Described in the bible as ‘mother of harlots and abominations of the Earth’, Babylon was a city of art and hedonism. How do you navigate contemporary modes of expectation and oppression through art?
In the biblical reference to Babylon in Revelations, the god of one religion became the devil of the next. Daemon the creative muse, deeply rooted to the unconscious, became demonic and the goddess tradition of sacro-sexual wisdom keepers were vilified. Woman resurfaced as Mary, the virgin. This is a founding narrative of western culture. Whether religious or not we are shaped by these ideas in the West. The story of women’s propensity for corrup8on con8nues from the fall through to the witch trials and beyond where women were portrayed as a dangerous inversion of the patriarchal and religious world order. The resulting fantasy articulates, as Hugh B Urban says, ‘Christianity’s own denial of the body, nature and sexuality in a monstrously distorted form.’
Your paintings and videos often include great contrasts between the deep blacks and bright whites. How does light and dark affect the compositions and concepts of your videos and prints?
I’m self-taught, I reduced my pallet to Indian ink on white paper as a way to learn composition. I spent time in Lipari as a kid and was very aware of the Italian masters like Caravaggio and the dark gothic of the catholic church, I was obsessed with gory religious relics and the white light spirit of the saints. Caravaggio’s chiaroscuro hit me deep. Painters like Velasquez are painting themselves out of the dark. I can relate.
There is a motif of commerce and a trading of thrills within your practice. What draws you to this hedonism that at once seems billboard shiny but is, at the same time, violent?
We live in a society that uses fear and desire as primary motivating factors.

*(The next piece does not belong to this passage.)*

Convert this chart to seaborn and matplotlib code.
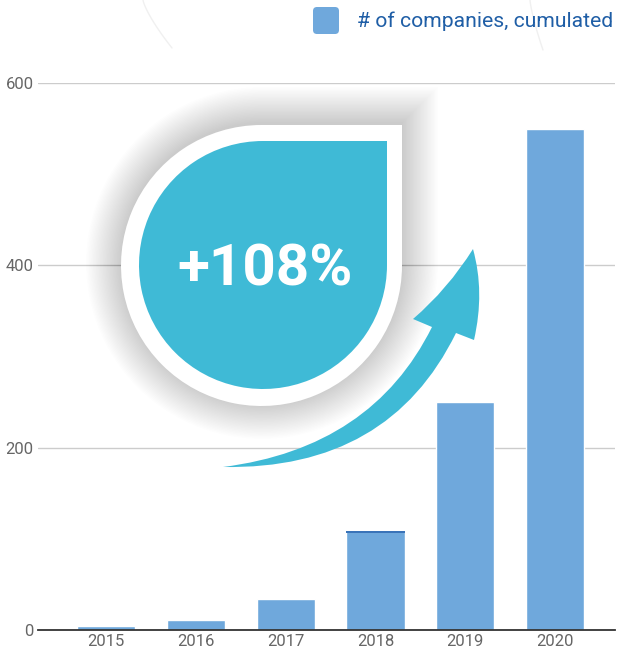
import numpy as np
import pandas as pd
import seaborn as sns
import matplotlib.pyplot as plt
from matplotlib.path import Path
from matplotlib.patches import PathPatch, FancyBboxPatch
from matplotlib.transforms import Affine2D

# data
years = ["2015", "2016", "2017", "2018", "2019", "2020"]
companies = [4, 11, 34, 109, 250, 549]
top_strip = [0, 0, 0, 2.5, 0, 0]  # thin darker cap on the 2018 bar
y_ticks = [0, 200, 400, 600]
legend_label = "# of companies, cumulated"
badge_text = "+108%"

BAR = "#6fa8dc"
TEAL = "#3fbad6"

sns.set_style("white")
plt.rcParams["font.family"] = ["Roboto", "DejaVu Sans"]

W, H = 618, 655
fig = plt.figure(figsize=(W / 100, H / 100), dpi=100)
ax = fig.add_axes([38 / W, 25 / H, 577 / W, 547 / H])

df = pd.DataFrame({"year": years, "companies": companies})
sns.barplot(data=df, x="year", y="companies", color=BAR, saturation=1,
            width=0.65, ax=ax, zorder=3)
# darker strip on top of the 2018 bar
ax.bar(range(len(years)), top_strip,
       bottom=np.array(companies) - np.array(top_strip),
       width=0.65, color="#3a73b8", linewidth=0, zorder=4)

ax.set_ylim(0, 600)
ax.set_xlim(-0.76, 5.67)
ax.set_yticks(y_ticks)
ax.set_yticklabels([str(t) for t in y_ticks])
ax.yaxis.grid(True, color="#cccccc", lw=1)
ax.set_axisbelow(True)
for s in ["top", "right", "left"]:
    ax.spines[s].set_visible(False)
ax.spines["bottom"].set_color("#333333")
ax.spines["bottom"].set_linewidth(1.3)
ax.spines["bottom"].set_zorder(5)
ax.tick_params(axis="both", length=0, labelsize=12, labelcolor="#666666")
ax.tick_params(axis="y", pad=3)
ax.tick_params(axis="x", pad=3)
ax.set_xlabel("")
ax.set_ylabel("")

# pixel coords (y down) -> figure
px = Affine2D().scale(1 / W, -1 / H).translate(0, 1) + fig.transFigure


def teardrop(cx, cy, r):
    # circle with a square top-right corner, in pixel coords (y down)
    arc = Path.arc(90, 360)
    verts = [(cx + r * x, cy - r * y) for x, y in arc.vertices]
    verts += [(cx + r, cy - r), (cx, cy - r)]
    codes = list(arc.codes) + [Path.LINETO, Path.CLOSEPOLY]
    return Path(verts, codes)


# soft shadow
for k in range(26):
    fig.add_artist(PathPatch(teardrop(262, 263, 141 + 1.4 * k), transform=px,
                             facecolor="black", edgecolor="none",
                             alpha=0.0075, zorder=5))
fig.add_artist(PathPatch(teardrop(261.5, 265.5, 140.5), transform=px,
                         facecolor="white", edgecolor="none", zorder=6))
fig.add_artist(PathPatch(teardrop(263, 265, 124), transform=px,
                         facecolor=TEAL, edgecolor="none", zorder=7))
fig.text(265 / W, 1 - 270 / H, badge_text, ha="center", va="center",
         fontsize=42, fontweight="bold", color="white", zorder=8)

# curved arrow
arrow_verts = [
    (223, 467),
    (389, 470), (456, 333),      # outer edge to shaft end
    (474, 340),                  # right barb
    (485, 292), (473, 249),      # to tip
    (448, 289), (413, 319),      # left barb
    (432, 327),                  # notch
    (372, 448), (223, 467),      # inner edge back to tail
    (223, 467),
]
arrow_codes = [Path.MOVETO,
               Path.CURVE3, Path.CURVE3,
               Path.LINETO,
               Path.CURVE3, Path.CURVE3,
               Path.CURVE3, Path.CURVE3,
               Path.LINETO,
               Path.CURVE3, Path.CURVE3,
               Path.CLOSEPOLY]
fig.add_artist(PathPatch(Path(arrow_verts, arrow_codes), transform=px,
                         facecolor=TEAL, edgecolor="none", zorder=7))

# faint background arcs at the top
t = np.linspace(0, 1, 30)
fig.add_artist(plt.Line2D(143 + 29 * t ** 1.3, 48 * t, transform=px,
                          color="#f0f0f0", lw=1, zorder=1))
fig.add_artist(plt.Line2D(530 + 13 * t ** 1.3, 50 * t, transform=px,
                          color="#f0f0f0", lw=1, zorder=1))

# legend
fig.add_artist(FancyBboxPatch((313, 7), 26, 27, transform=px,
                              boxstyle="round,pad=0,rounding_size=4",
                              facecolor=BAR, edgecolor="none", zorder=6))
fig.text(357 / W, 1 - 21 / H, legend_label, ha="left", va="center",
         fontsize=15.2, color="#1f5ea6")

fig.savefig("out.png", dpi=100)
plt.close(fig)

In terms of cognitive functioning, mainstream culture operates mainly from the limbic brain as we’re permanently in a state of fight or flight. Our pleasure receptors are constantly being stimulated by the connection provided by technological devices. We’re stuck in patterns that make connection impossible whilst desiring connection above all things. My drawings reflect the world we live in, turned up to 11. They use material sourced from advertising, pornography, newspaper headlines, horror movies and smart phone nudes and revel in the insanity of our consensual reality. Philippa Snow called them ‘advertisements for sex and death as viewed through the glasses of They Live.’ She kind of nailed it.
What does a temple mean to you?
As Camille Paglia says, a temple is anywhere you kneel.
Do you have any spaces that act as your temple?
I believe that the art gallery is the modern-day temple. They are the only public space where hushed tones meet quiet contemplation.